In particolare i volti, dai tratti geometrici, obliqui e stilizzati, dalle forme spigolose e dai nasi aguzzi, delle due figure di destra richiamano le maschere africane.
Il significato della maschera per Picasso
Se nel passato la maschera, rappresentando le forze sovrannaturali, diventava mezzo di elevazione oppure era una forma di mediazione tra l’uomo e le forze ignote che lo circondavano, nell’opera di Picasso evidenzia paura, accoglienza, repulsione, attrazione, sofferenza esistenziale.

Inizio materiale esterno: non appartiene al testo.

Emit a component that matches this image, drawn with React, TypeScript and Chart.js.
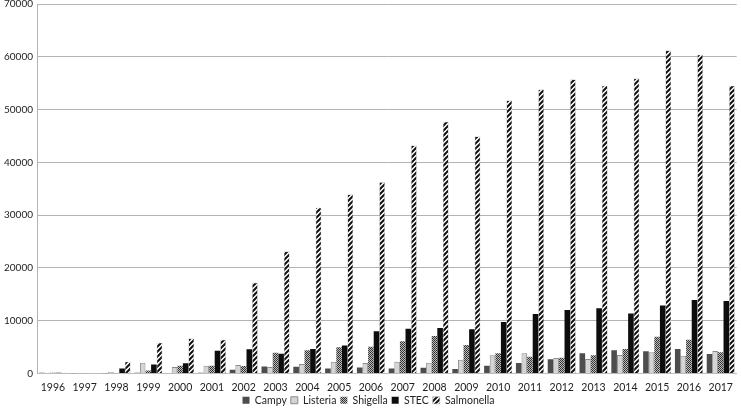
import React, { useEffect, useRef } from "react";
import { Chart, registerables } from "chart.js";

Chart.register(...registerables);

const years = ["1996","1997","1998","1999","2000","2001","2002","2003","2004","2005","2006","2007","2008","2009","2010","2011","2012","2013","2014","2015","2016","2017"];
const campy = [120, 30, 40, 100, 80, 120, 700, 1330, 1270, 950, 1140, 950, 1080, 820, 1460, 1960, 2660, 3800, 4370, 4180, 4620, 3670];
const listeria = [120, 30, 250, 2000, 1200, 1450, 1600, 1200, 1770, 2200, 1960, 2200, 2030, 2600, 3420, 3800, 2900, 2720, 3480, 3990, 3350, 4240];
const shigella = [120, 30, 80, 570, 1450, 1450, 1400, 3900, 4370, 4940, 5060, 6080, 7090, 5380, 3800, 3160, 2970, 3420, 4620, 6960, 6390, 3990];
const stec = [120, 60, 950, 1700, 1900, 4300, 4600, 3730, 4620, 5300, 7970, 8480, 8600, 8350, 9750, 11270, 12030, 12340, 11330, 12850, 13920, 13730];
const salmonella = [120, 80, 2200, 5800, 6600, 6400, 17200, 23100, 31400, 33900, 36200, 43200, 47700, 44900, 51700, 53800, 55700, 54500, 55900, 61200, 60400, 54500];
const yTicks = [0, 10000, 20000, 30000, 40000, 50000, 60000, 70000];

function makeStripe(): CanvasPattern | string {
  const c = document.createElement("canvas");
  c.width = 5; c.height = 5;
  const g = c.getContext("2d");
  if (!g) return "#000";
  g.fillStyle = "#fff";
  g.fillRect(0, 0, 5, 5);
  g.strokeStyle = "#111";
  g.lineWidth = 2;
  g.beginPath();
  g.moveTo(-1, 6); g.lineTo(6, -1);
  g.moveTo(-3, 3); g.lineTo(3, -3);
  g.moveTo(2, 8); g.lineTo(8, 2);
  g.stroke();
  return g.createPattern(c, "repeat") || "#000";
}

function makeHatch(): CanvasPattern | string {
  const c = document.createElement("canvas");
  c.width = 4; c.height = 4;
  const g = c.getContext("2d");
  if (!g) return "#777";
  g.fillStyle = "#bdbdbd";
  g.fillRect(0, 0, 4, 4);
  g.fillStyle = "#3a3a3a";
  for (let y = 0; y < 4; y++) {
    for (let x = 0; x < 4; x++) {
      if ((x + y) % 2 === 0) g.fillRect(x, y, 1, 1);
    }
  }
  g.fillStyle = "#222";
  g.fillRect(0, 0, 1, 1);
  g.fillRect(2, 2, 1, 1);
  return g.createPattern(c, "repeat") || "#777";
}

const legendTweak = {
  id: "legendTweak",
  afterInit(chart: any) {
    const lg = chart.legend;
    if (!lg) return;
    const origFit = lg.fit;
    lg.fit = function () {
      origFit.call(this);
      this.height = 6;
    };
    const origDraw = lg.draw;
    lg.draw = function (area: any) {
      const t = this.top, b = this.bottom, h = this.height;
      this.top = t - 11;
      this.height = 30;
      this.bottom = this.top + 30;
      origDraw.call(this, area);
      this.top = t; this.bottom = b; this.height = h;
    };
  },
};

export default function App() {
  const ref = useRef<HTMLCanvasElement | null>(null);
  useEffect(() => {
    document.body.style.margin = "0";
    if (!ref.current) return;
    const font = { family: "Lato, 'Open Sans', sans-serif", size: 10.5 };
    const yFont = { family: "Lato, 'Open Sans', sans-serif", size: 10 };
    const chart = new Chart(ref.current, {
      type: "bar",
      data: {
        labels: years,
        datasets: [
          { label: "Campy", data: campy, backgroundColor: "#4d4d4d", borderWidth: 0 },
          { label: "Listeria", data: listeria, backgroundColor: "#d4d4d4", borderColor: "#8a8a8a", borderWidth: 1 },
          { label: "Shigella", data: shigella, backgroundColor: makeHatch(), borderColor: "#555", borderWidth: 0 },
          { label: "STEC", data: stec, backgroundColor: "#0d0d0d", borderWidth: 0 },
          { label: "Salmonella", data: salmonella, backgroundColor: makeStripe(), borderColor: "#999", borderWidth: 0.5 },
        ],
      },
      options: {
        responsive: false,
        animation: false,
        layout: { padding: { left: 0, right: 4, top: 0, bottom: 0 } },
        datasets: { bar: { categoryPercentage: 0.88, barPercentage: 1 } },
        plugins: {
          tooltip: { enabled: false },
          legend: {
            position: "bottom",
            labels: {
              boxWidth: 7,
              boxHeight: 7,
              padding: 4,
              color: "#222",
              font,
            },
          },
        },
        scales: {
          x: {
            grid: { display: false, drawTicks: false },
            border: { display: true, color: "#bdbdbd" },
            ticks: { color: "#222", font, padding: 8, maxRotation: 0, autoSkip: false },
          },
          y: {
            min: 0,
            max: 70000,
            afterBuildTicks: (axis: any) => {
              axis.ticks = yTicks.map((v) => ({ value: v }));
            },
            grid: { color: "#b3b3b3", drawTicks: false, lineWidth: 1 },
            border: { display: true, color: "#b3b3b3" },
            ticks: { color: "#222", font: yFont, padding: 4, callback: (v: any) => String(v) },
          },
        },
      },
      plugins: [legendTweak],
    });
    chart.update();
    return () => chart.destroy();
  }, []);
  return (
    <div style={{ width: 741, height: 408, overflow: "hidden" }}>
      <canvas ref={ref} width={741} height={414} style={{ display: "block", marginTop: -6 }} />
    </div>
  );
}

Se nel cosiddetto “periodo blu” l’artista denunciava l’isolamento, l’emarginazione, la sfiducia dell’uomo attraverso la rappresentazione di figure tristi, ha scelto poi un’altra forma espressiva. Ha scelto la maschera.
L’artista spagnolo nella maschera africana non ha visto, quindi, un oggetto di interesse etnografico, ma un mezzo per difendersi dall’universo ostile ed anche un modo di controllare l’incontrollabile, imponendo un colore e una forma ai nostri terrori come ai nostri desideri. Voleva, perciò, nascondere la sua alienazione e quella dei suoi contemporanei, invece di manifestarla, come aveva fatto nel “periodo blu”.

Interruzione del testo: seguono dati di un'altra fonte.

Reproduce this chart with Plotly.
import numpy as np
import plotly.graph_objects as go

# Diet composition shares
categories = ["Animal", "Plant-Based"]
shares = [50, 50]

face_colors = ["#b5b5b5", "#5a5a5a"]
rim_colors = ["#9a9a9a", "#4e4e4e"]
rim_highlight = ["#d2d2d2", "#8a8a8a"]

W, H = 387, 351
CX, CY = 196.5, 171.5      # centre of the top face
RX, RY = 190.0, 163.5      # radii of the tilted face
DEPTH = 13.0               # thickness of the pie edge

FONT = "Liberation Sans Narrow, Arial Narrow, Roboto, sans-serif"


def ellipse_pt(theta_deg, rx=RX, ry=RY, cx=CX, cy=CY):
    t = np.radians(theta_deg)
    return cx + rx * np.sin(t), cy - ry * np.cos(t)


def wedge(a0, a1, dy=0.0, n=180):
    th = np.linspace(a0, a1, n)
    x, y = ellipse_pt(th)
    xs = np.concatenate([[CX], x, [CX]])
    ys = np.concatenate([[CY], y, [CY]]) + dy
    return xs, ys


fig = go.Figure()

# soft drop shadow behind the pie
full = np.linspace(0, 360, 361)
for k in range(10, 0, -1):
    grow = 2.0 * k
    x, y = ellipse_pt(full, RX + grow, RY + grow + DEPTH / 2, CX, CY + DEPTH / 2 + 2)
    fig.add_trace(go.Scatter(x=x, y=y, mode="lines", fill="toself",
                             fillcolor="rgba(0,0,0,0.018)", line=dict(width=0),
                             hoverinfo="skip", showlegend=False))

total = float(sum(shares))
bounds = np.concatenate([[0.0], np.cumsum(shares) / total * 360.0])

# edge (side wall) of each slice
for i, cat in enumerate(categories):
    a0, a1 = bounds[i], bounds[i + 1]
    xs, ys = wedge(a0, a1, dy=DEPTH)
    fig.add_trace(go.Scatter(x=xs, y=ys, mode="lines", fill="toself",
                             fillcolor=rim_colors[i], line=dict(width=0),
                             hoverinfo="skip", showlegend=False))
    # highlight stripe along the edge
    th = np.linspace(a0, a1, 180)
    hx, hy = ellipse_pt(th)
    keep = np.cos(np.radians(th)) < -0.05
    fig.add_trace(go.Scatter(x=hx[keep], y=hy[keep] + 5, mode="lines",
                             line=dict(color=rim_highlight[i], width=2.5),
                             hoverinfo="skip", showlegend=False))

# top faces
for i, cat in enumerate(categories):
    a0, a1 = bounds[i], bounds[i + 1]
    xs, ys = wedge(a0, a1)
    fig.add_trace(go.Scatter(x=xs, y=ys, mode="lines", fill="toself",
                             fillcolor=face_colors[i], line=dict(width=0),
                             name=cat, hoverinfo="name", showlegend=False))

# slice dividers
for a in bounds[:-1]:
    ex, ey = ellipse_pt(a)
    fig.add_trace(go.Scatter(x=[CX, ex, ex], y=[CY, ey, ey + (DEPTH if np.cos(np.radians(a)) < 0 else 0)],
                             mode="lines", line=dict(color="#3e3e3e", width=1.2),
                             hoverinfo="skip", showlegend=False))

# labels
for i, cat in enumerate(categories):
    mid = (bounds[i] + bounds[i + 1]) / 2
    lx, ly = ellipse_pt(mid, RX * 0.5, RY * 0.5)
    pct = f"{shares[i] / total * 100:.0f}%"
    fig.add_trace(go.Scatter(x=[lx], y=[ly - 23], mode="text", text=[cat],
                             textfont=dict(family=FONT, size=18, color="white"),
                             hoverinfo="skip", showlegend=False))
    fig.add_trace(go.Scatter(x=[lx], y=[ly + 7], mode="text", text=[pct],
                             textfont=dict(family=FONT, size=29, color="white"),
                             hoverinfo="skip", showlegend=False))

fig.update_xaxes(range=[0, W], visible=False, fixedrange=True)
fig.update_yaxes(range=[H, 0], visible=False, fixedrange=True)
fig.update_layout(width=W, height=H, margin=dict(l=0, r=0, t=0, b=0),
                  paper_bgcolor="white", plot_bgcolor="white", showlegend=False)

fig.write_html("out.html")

Le altre sezioni della mostra
Proseguendo nel percorso della mostra, nella terza sezione, dedicata ai cubismi, è possibile ammirare alcune figure realizzate tra il 1908 ed il 1917.
Sono presenti anche fotografie di statue, maschere ed oggetti provenienti dall’Africa e dall’Oceania, che Picasso aveva collezionato in quel periodo. In particolare una scultura tribale, la scultura CHAMBA, mostra il legame con le opere cubiste dell’artista.
Anche la quarta sezione, relativa al periodo compreso tra gli anni Venti e la Seconda Guerra Mondiale, mette in luce la permanenza dell’arte tribale nell’opera di Picasso, la cui influenza continuò anche quando Picasso abbandonò il cubismo, per ritornare alla rappresentazione classica.
Nella quinta sezione sono esposte opere che l’artista aveva composto dal 1925 fino alla fine della sua vita.
Infine nella sesta ed ultima sezione viene evidenziata l’importanza che gli artisti africani contemporanei attribuiscono all’artista andaluso.